Task statement » Word for word, give the material below again, minus any images.

Data shown »
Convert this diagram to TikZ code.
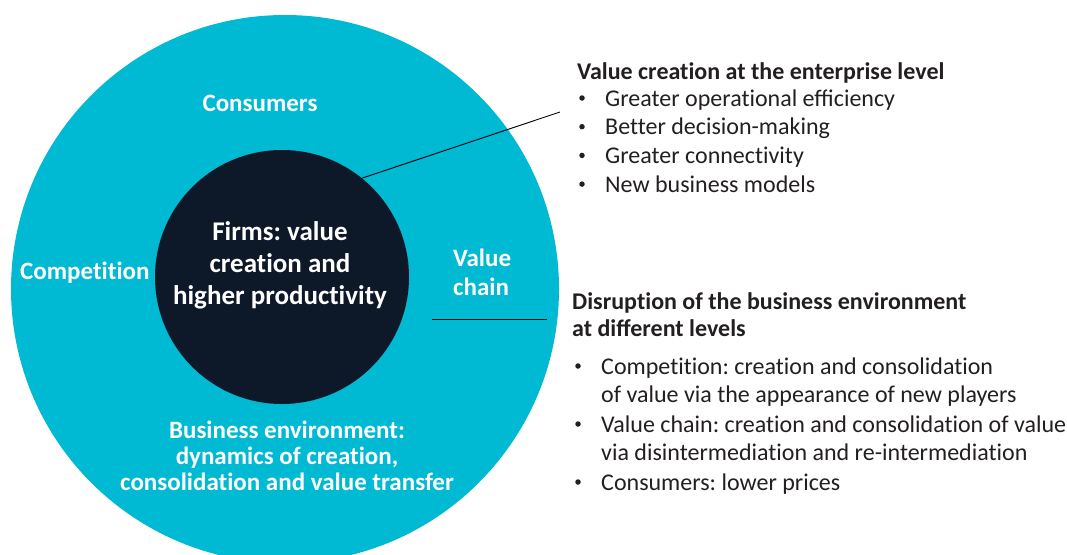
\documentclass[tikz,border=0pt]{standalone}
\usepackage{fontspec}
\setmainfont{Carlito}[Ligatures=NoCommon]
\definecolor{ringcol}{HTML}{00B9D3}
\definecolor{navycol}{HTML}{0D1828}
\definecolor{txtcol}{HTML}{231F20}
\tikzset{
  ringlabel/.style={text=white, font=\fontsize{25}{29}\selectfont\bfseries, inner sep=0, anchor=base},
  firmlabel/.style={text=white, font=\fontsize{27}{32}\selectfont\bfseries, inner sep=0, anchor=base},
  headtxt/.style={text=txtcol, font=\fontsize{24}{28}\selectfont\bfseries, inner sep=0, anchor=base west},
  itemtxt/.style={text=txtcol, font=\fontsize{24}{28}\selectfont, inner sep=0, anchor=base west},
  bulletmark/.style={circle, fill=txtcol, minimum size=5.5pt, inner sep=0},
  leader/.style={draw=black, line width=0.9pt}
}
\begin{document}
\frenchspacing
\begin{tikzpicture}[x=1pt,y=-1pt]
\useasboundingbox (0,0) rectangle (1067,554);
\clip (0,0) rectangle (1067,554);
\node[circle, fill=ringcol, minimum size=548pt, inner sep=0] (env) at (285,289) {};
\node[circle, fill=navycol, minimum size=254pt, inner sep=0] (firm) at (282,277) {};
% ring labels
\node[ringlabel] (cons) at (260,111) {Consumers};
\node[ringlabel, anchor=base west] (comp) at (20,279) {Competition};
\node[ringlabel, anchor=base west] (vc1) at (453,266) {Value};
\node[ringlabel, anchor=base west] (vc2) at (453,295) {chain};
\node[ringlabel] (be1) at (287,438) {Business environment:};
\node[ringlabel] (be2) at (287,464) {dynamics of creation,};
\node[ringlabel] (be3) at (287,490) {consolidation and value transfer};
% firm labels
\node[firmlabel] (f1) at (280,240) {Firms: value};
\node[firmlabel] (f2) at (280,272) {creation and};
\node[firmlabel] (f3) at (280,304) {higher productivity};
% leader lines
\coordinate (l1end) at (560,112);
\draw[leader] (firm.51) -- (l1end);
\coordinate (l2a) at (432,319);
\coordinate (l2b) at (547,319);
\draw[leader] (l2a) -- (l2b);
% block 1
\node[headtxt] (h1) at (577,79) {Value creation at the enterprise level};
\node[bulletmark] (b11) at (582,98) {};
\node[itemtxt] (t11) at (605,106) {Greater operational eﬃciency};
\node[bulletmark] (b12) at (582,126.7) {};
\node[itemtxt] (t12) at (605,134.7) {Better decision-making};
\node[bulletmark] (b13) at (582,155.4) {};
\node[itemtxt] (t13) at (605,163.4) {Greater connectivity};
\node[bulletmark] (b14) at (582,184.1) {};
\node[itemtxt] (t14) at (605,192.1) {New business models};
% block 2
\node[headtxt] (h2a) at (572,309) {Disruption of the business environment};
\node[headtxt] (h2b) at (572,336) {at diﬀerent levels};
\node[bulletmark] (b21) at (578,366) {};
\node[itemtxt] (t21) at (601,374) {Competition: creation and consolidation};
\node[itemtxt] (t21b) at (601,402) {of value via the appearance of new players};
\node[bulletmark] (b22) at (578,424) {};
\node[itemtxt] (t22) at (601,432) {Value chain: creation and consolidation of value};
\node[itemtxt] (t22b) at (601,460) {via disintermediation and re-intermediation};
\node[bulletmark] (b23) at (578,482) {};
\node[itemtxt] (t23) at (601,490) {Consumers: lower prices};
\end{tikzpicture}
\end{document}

Solution for this problem »
Convert this diagram to TikZ code.
\documentclass[tikz,border=0pt]{standalone}
\usepackage{fontspec}
\setmainfont{Carlito}[Ligatures=NoCommon]
\definecolor{ringcol}{HTML}{00B9D3}
\definecolor{navycol}{HTML}{0D1828}
\definecolor{txtcol}{HTML}{231F20}
\tikzset{
  ringlabel/.style={text=white, font=\fontsize{25}{29}\selectfont\bfseries, inner sep=0, anchor=base},
  firmlabel/.style={text=white, font=\fontsize{27}{32}\selectfont\bfseries, inner sep=0, anchor=base},
  headtxt/.style={text=txtcol, font=\fontsize{24}{28}\selectfont\bfseries, inner sep=0, anchor=base west},
  itemtxt/.style={text=txtcol, font=\fontsize{24}{28}\selectfont, inner sep=0, anchor=base west},
  bulletmark/.style={circle, fill=txtcol, minimum size=5.5pt, inner sep=0},
  leader/.style={draw=black, line width=0.9pt}
}
\begin{document}
\frenchspacing
\begin{tikzpicture}[x=1pt,y=-1pt]
\useasboundingbox (0,0) rectangle (1067,554);
\clip (0,0) rectangle (1067,554);
\node[circle, fill=ringcol, minimum size=548pt, inner sep=0] (env) at (285,289) {};
\node[circle, fill=navycol, minimum size=254pt, inner sep=0] (firm) at (282,277) {};
% ring labels
\node[ringlabel] (cons) at (260,111) {Consumers};
\node[ringlabel, anchor=base west] (comp) at (20,279) {Competition};
\node[ringlabel, anchor=base west] (vc1) at (453,266) {Value};
\node[ringlabel, anchor=base west] (vc2) at (453,295) {chain};
\node[ringlabel] (be1) at (287,438) {Business environment:};
\node[ringlabel] (be2) at (287,464) {dynamics of creation,};
\node[ringlabel] (be3) at (287,490) {consolidation and value transfer};
% firm labels
\node[firmlabel] (f1) at (280,240) {Firms: value};
\node[firmlabel] (f2) at (280,272) {creation and};
\node[firmlabel] (f3) at (280,304) {higher productivity};
% leader lines
\coordinate (l1end) at (560,112);
\draw[leader] (firm.51) -- (l1end);
\coordinate (l2a) at (432,319);
\coordinate (l2b) at (547,319);
\draw[leader] (l2a) -- (l2b);
% block 1
\node[headtxt] (h1) at (577,79) {Value creation at the enterprise level};
\node[bulletmark] (b11) at (582,98) {};
\node[itemtxt] (t11) at (605,106) {Greater operational eﬃciency};
\node[bulletmark] (b12) at (582,126.7) {};
\node[itemtxt] (t12) at (605,134.7) {Better decision-making};
\node[bulletmark] (b13) at (582,155.4) {};
\node[itemtxt] (t13) at (605,163.4) {Greater connectivity};
\node[bulletmark] (b14) at (582,184.1) {};
\node[itemtxt] (t14) at (605,192.1) {New business models};
% block 2
\node[headtxt] (h2a) at (572,309) {Disruption of the business environment};
\node[headtxt] (h2b) at (572,336) {at diﬀerent levels};
\node[bulletmark] (b21) at (578,366) {};
\node[itemtxt] (t21) at (601,374) {Competition: creation and consolidation};
\node[itemtxt] (t21b) at (601,402) {of value via the appearance of new players};
\node[bulletmark] (b22) at (578,424) {};
\node[itemtxt] (t22) at (601,432) {Value chain: creation and consolidation of value};
\node[itemtxt] (t22b) at (601,460) {via disintermediation and re-intermediation};
\node[bulletmark] (b23) at (578,482) {};
\node[itemtxt] (t23) at (601,490) {Consumers: lower prices};
\end{tikzpicture}
\end{document}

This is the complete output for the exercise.